Viewsonic PRO8300 Projector - Image Quality
8-21-2012 - Mike Rollet
Viewsonic PRO8300 Color & Picture Quality
As usual, I started with my laptop connected via HDMI and fed the PRO8300 its native resolution (1920 x 1080). In any mode, the picture was sharp and well detailed across the screen. In a departure from many multimedia projectors we’ve reviewed, colors were fairly accurate, even in Brightest mode, having more in common with DLP home theater projectors in this regard. While many DLP projectors have reds that are too dark and mustardy yellows, the PRO8300 displayed well balanced color, which can be further dialed in through the use of its color management system (CMS). The depth of color still falls short of some of the better LCD projectors we’ve reviewed, but it’s still better than other DLP projectors in this price range. The PRO8300 uses Pixelworks 10-bit processing that may have a lot to do with the good color performance.
Switching to Theater or Dark Room (which automatically puts the lamp in Eco mode) further improves the picture quality and is a great choice for video or photo presentations, providing good color balance and adequate contrast. Projecting via the PRO8300’s VGA input resulted in no noticeable changes to picture quality.
Dark room mode:
Another shot of theater mode:
Another shot of brightest mode:
Viewsonic PRO8300 Projector: Readability
This is where the PRO8300 really shines. With 1920 x 1080 resolution on tap, the PRO8300 maintained a sharp, clean image across the displayed image at with any resolution. Feeding the PRO8300 its native resolution and using our usual spreadsheet with a range of text sizes and colors, small (8 pt.) text was sharp and easily readable. White text-on-black and yellow text-on-dark blue backgrounds were equally readable as well. As the primary reason to purchase the PRO8300 would be for highly technical presentations with CAD images and the like, this overall sharpness ensures that your audience will be able to see every detail of the presentation.
Moving to different resolutions and aspect ratios than the default 1920 x 1080, the PRO8300 displayed no change in readability. Since we weren’t able to input a higher resolution than the PRO8300 is capable of displaying, we tried a few standard resolutions that one would expect to see in standard presentations. Switching to 1280 x 800 and then down to the old standard 1024 x 768, the PRO8300 was able to provide readable text of any size, with no noticeable distortion. The Pixelworks compression and scaling technology caused the display quality of lower resolutions and aspect ratios to be nearly indistinguishable from the projector’s standard resolution. This also speaks well for the lens quality as well.
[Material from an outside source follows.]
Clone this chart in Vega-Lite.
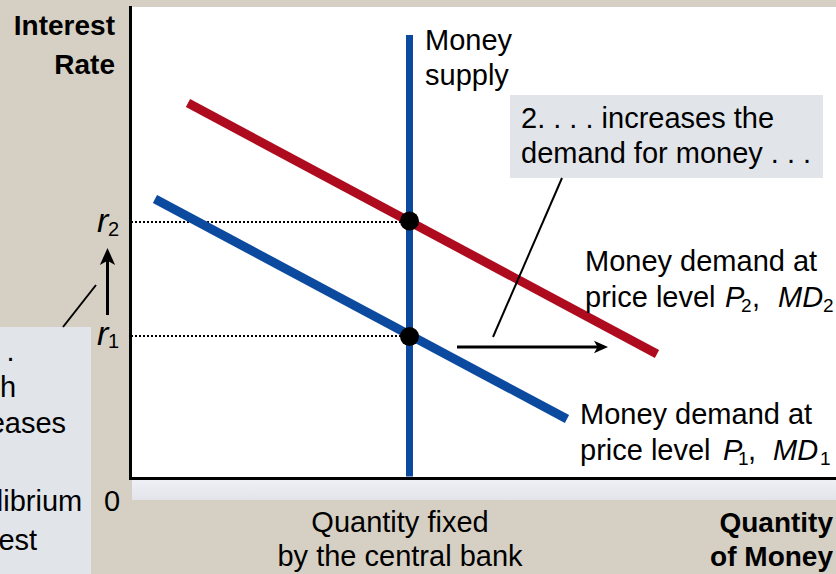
{
  "$schema": "https://vega.github.io/schema/vega-lite/v6.json",
  "width": 706,
  "height": 471,
  "autosize": {"type": "none"},
  "padding": {"left": 130, "top": 7, "right": 0, "bottom": 96},
  "background": "#D6D0C4",
  "config": {
    "view": {"fill": "white", "stroke": null},
    "font": "Liberation Sans",
    "text": {"font": "Liberation Sans", "color": "#000000", "baseline": "alphabetic"}
  },
  "datasets": {
    "strip": [{"x": 0.2, "x2": 70.6, "y": -0.2, "y2": -2.2}],
    "boxes": [
      {"name": "note2", "x": 38.0, "x2": 69.3, "y": 38.3, "y2": 30.0},
      {"name": "note3", "x": -20, "x2": -3.9, "y": 15.1, "y2": -12}
    ],
    "dotted": [
      {"r": "r2", "x": 0.1, "y": 25.6}, {"r": "r2", "x": 27.95, "y": 25.6},
      {"r": "r1", "x": 0.1, "y": 14.2}, {"r": "r1", "x": 27.95, "y": 14.2}
    ],
    "demand": [
      {"curve": "MD1", "x": 2.5, "y": 27.9}, {"curve": "MD1", "x": 43.7, "y": 5.9},
      {"curve": "MD2", "x": 5.8, "y": 37.5}, {"curve": "MD2", "x": 52.7, "y": 12.4}
    ],
    "supply": [{"x": 27.95, "y": 0.15}, {"x": 27.95, "y": 44.3}],
    "equilibria": [{"r": "r2", "x": 27.95, "y": 25.7}, {"r": "r1", "x": 27.95, "y": 14.15}],
    "shafts": [
      {"id": "up", "x": -2.25, "y": 16.3}, {"id": "up", "x": -2.25, "y": 22.0},
      {"id": "right", "x": 32.7, "y": 13.1}, {"id": "right", "x": 46.9, "y": 13.1}
    ],
    "leaders": [
      {"id": "note3", "x": -6.7, "y": 15.1}, {"id": "note3", "x": -3.4, "y": 19.3},
      {"id": "note2", "x": 36.3, "y": 14.1}, {"id": "note2", "x": 43.2, "y": 30.0}
    ],
    "headUp": [{"x": -2.25, "y": 22.15}],
    "headRight": [{"x": 47.1, "y": 13.1}],
    "boldRight": [
      {"text": "Interest", "x": -1.5, "y": 44.3},
      {"text": "Rate", "x": -1.5, "y": 40.4},
      {"text": "Quantity", "x": 70.3, "y": -5.4},
      {"text": "of Money", "x": 70.3, "y": -8.8}
    ],
    "plainLeft": [
      {"text": "Money", "x": 29.5, "y": 42.8},
      {"text": "supply", "x": 29.5, "y": 39.3},
      {"text": "2. . . . increases the", "x": 39.1, "y": 35.0},
      {"text": "demand for money . . .", "x": 39.1, "y": 31.5},
      {"text": "Money demand at", "x": 45.5, "y": 20.7},
      {"text": "price level", "x": 45.5, "y": 17.1},
      {"text": ",", "x": 62.2, "y": 17.1},
      {"text": "Money demand at", "x": 45.0, "y": 5.4},
      {"text": "price level", "x": 45.0, "y": 1.8},
      {"text": ",", "x": 61.8, "y": 1.8},
      {"text": "3. . . .", "x": -18.8, "y": 11.7},
      {"text": "which", "x": -18.8, "y": 8.1},
      {"text": "increases", "x": -18.8, "y": 4.5},
      {"text": "the", "x": -18.8, "y": 0.6},
      {"text": "equilibrium", "x": -18.8, "y": -3.3},
      {"text": "interest", "x": -18.8, "y": -7.2},
      {"text": "rate.", "x": -18.8, "y": -11.1}
    ],
    "plainCenter": [
      {"text": "0", "x": -1.8, "y": -3.3},
      {"text": "Quantity fixed", "x": 27.0, "y": -5.4},
      {"text": "by the central bank", "x": 27.0, "y": -8.8}
    ],
    "italic": [
      {"text": "P", "x": 59.5, "y": 17.1},
      {"text": "MD", "x": 64.8, "y": 17.1},
      {"text": "P", "x": 59.3, "y": 1.8},
      {"text": "MD", "x": 64.3, "y": 1.8}
    ],
    "subs": [
      {"text": "2", "x": 61.1, "y": 16.6},
      {"text": "2", "x": 69.3, "y": 16.6},
      {"text": "1", "x": 60.8, "y": 1.3},
      {"text": "1", "x": 69.0, "y": 1.3}
    ],
    "rLetters": [
      {"text": "r", "x": -3.3, "y": 24.6},
      {"text": "r", "x": -3.3, "y": 13.3}
    ],
    "rSubs": [
      {"text": "2", "x": -2.2, "y": 24.2},
      {"text": "1", "x": -2.2, "y": 13.0}
    ]
  },
  "encoding": {
    "x": {
      "field": "x", "type": "quantitative",
      "scale": {"domain": [0, 70.6], "nice": false, "zero": false},
      "axis": {"domain": true, "domainColor": "#000000", "domainWidth": 3, "domainCap": "square", "ticks": false, "labels": false, "grid": false, "title": null}
    },
    "y": {
      "field": "y", "type": "quantitative",
      "scale": {"domain": [0, 47.1], "nice": false, "zero": false},
      "axis": {"domain": true, "domainColor": "#000000", "domainWidth": 3, "domainCap": "square", "ticks": false, "labels": false, "grid": false, "title": null}
    }
  },
  "layer": [
    {
      "data": {"name": "strip"},
      "mark": {"type": "rect", "color": {"gradient": "linear", "x1": 0, "y1": 0, "x2": 0, "y2": 1, "stops": [{"offset": 0, "color": "#EEF0F6"}, {"offset": 1, "color": "#E2E4EA"}]}},
      "encoding": {"x2": {"field": "x2"}, "y2": {"field": "y2"}}
    },
    {
      "data": {"name": "boxes"},
      "mark": {"type": "rect", "color": "#E1E4E9"},
      "encoding": {"x2": {"field": "x2"}, "y2": {"field": "y2"}}
    },
    {
      "data": {"name": "dotted"},
      "mark": {"type": "line", "color": "#000000", "strokeWidth": 2, "strokeDash": [2, 2]},
      "encoding": {"detail": {"field": "r"}}
    },
    {
      "data": {"name": "demand"},
      "mark": {"type": "line", "strokeWidth": 9, "strokeCap": "butt"},
      "encoding": {
        "color": {"field": "curve", "type": "nominal", "scale": {"domain": ["MD1", "MD2"], "range": ["#0B4A9E", "#AE0B1E"]}, "legend": null}
      }
    },
    {
      "data": {"name": "supply"},
      "mark": {"type": "line", "color": "#0B4A9E", "strokeWidth": 7, "strokeCap": "butt"},
      "encoding": {}
    },
    {
      "data": {"name": "equilibria"},
      "mark": {"type": "point", "filled": true, "color": "#000000", "opacity": 1, "size": 361},
      "encoding": {}
    },
    {
      "data": {"name": "shafts"},
      "mark": {"type": "line", "color": "#000000", "strokeWidth": 3},
      "encoding": {"detail": {"field": "id"}}
    },
    {
      "data": {"name": "leaders"},
      "mark": {"type": "line", "color": "#000000", "strokeWidth": 2},
      "encoding": {"detail": {"field": "id"}}
    },
    {
      "data": {"name": "headUp"},
      "mark": {"type": "point", "shape": "M0,-1L0.9,1L0,0.5L-0.9,1Z", "filled": true, "color": "#000000", "opacity": 1, "size": 289, "angle": 0},
      "encoding": {}
    },
    {
      "data": {"name": "headRight"},
      "mark": {"type": "point", "shape": "M0,-1L0.9,1L0,0.5L-0.9,1Z", "filled": true, "color": "#000000", "opacity": 1, "size": 196, "angle": 90},
      "encoding": {}
    },
    {
      "data": {"name": "boldRight"},
      "mark": {"type": "text", "fontSize": 28, "fontWeight": "bold", "align": "right", "baseline": "alphabetic"},
      "encoding": {"text": {"field": "text"}}
    },
    {
      "data": {"name": "plainLeft"},
      "mark": {"type": "text", "fontSize": 29, "align": "left", "baseline": "alphabetic"},
      "encoding": {"text": {"field": "text"}}
    },
    {
      "data": {"name": "plainCenter"},
      "mark": {"type": "text", "fontSize": 29, "align": "center", "baseline": "alphabetic"},
      "encoding": {"text": {"field": "text"}}
    },
    {
      "data": {"name": "italic"},
      "mark": {"type": "text", "fontSize": 29, "fontStyle": "italic", "align": "left", "baseline": "alphabetic"},
      "encoding": {"text": {"field": "text"}}
    },
    {
      "data": {"name": "subs"},
      "mark": {"type": "text", "fontSize": 19, "align": "left", "baseline": "alphabetic"},
      "encoding": {"text": {"field": "text"}}
    },
    {
      "data": {"name": "rLetters"},
      "mark": {"type": "text", "fontSize": 34, "fontStyle": "italic", "align": "left", "baseline": "alphabetic"},
      "encoding": {"text": {"field": "text"}}
    },
    {
      "data": {"name": "rSubs"},
      "mark": {"type": "text", "fontSize": 20, "align": "left", "baseline": "alphabetic"},
      "encoding": {"text": {"field": "text"}}
    }
  ]
}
Below, the Viewsonic PRO8300 projector in XGA resolution.
Viewsonic PRO8300 Projector: Video Performance
The PRO8300 was a mixed bag when it came to video reproduction. In addition to using the DVD playback from my laptop computer (connected via HDMI), I was also able to connect a Blu-ray player to check the video quality. Watching daytime scenes from the movie Casino Royale (see photos) displayed good skin tones and fairly accurate color in any picture mode. This is a good thing as using Theater mode (the preferred mode for video) drops the lumen output to less than half of the Brighest mode. Using Theater (or Dark Room) mode for video, results in more natural skin tones and good overall color depth. However, even in Theater mode, the picture is not so good with dark scenes. While blacks are fairly deep, shadow detail is virtually nonexistent as all the darker grays are indistinguishable from black. The ability to adjust gamma is helpful here, but doesn’t quite solve the problem. That being said, this is fairly typical for multimedia projectors in this price range where brightness and overall sharpness is much more important than shadow detail. A big plus is the 6-segment color wheel that minimizes the typical DLP rainbow effect (often very noticeable in low cost DLP projectors) to level consistent with a good home theater projector.
Unlike much of the competition, the PRO8300’s two, 10-watt each, amplified speakers have more than enough power to create an acceptable volume level for most classrooms and even some conference rooms, making it possible to use it for video presentations without using externally powered speakers. Should the need for greater volume arise, the PRO8300 does have an audio output jack to feed a sound system.
While the PRO8300’s forte is not movie viewing with a lot of dark scenes, it makes up for it by providing video reproduction that is both pleasing to the eye and watchable with in less than ideal lighting conditions.